Sometimes with changes it is nice to use the file explorer view and be able to see changes across multiple files. Other times you might want to do a thorough pass on every file to ensure you didn't miss anything. Toggling between seeing all of the changed files and one file at a time is a small but valuable feature that makes code reviews easier.

Animated image showing changing between show all and show one file at time view in a merge request

4) Check off a file as reviewed

Speaking of small but powerful features, one of my favorite features is something many would consider incredibly small. But to that I would say - there are no small features, only small merge requests 😄!

[How to get the most out of your DevOps platform]

The ability to check off files as reviewed has become a natural part of my code review workflow - even when the code I'm reviewing might be code I wrote myself! It allows me to focus more of my review time on the biggest impact changes, ignoring smaller changes or ones that don't directly impact the biggest concerns in a review. And in every review session I use it to make sure I've ACTUALLY reviewed every file...not that any reviewer would ever leave one out 😉.

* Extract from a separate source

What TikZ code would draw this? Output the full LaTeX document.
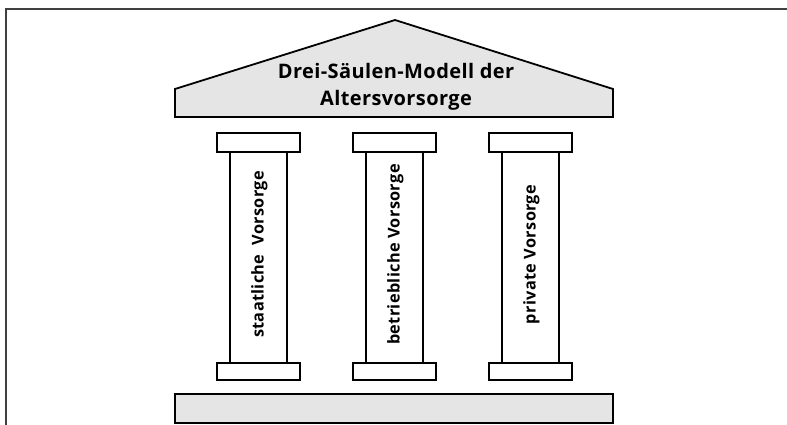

Viewed check box checked and a file hidden as already reviewed

5) Reviewers vs. Assignee

The last improvement to code review in our DevOps Platform is the addition of "reviewers" as an option in a merge request, alongside the existing choice of "assignee." This can help speed up code reviews by ensuring all team members who have to sign off on a merge request are informed and consulted while also making sure there is a clear responsibility on who will take the next action on a merge request, or be the one to actually click the "merge when pipeline succeeds" button.

We hope your teams will try these new and improved DevOps Platform code review features - and we're not done yet. We'll be shipping improvements and updates to the code review process all of the time. And because everyone can contribute you can add your own ideas and suggestions into our DevOps Platform to make code reviews less painful and more effective.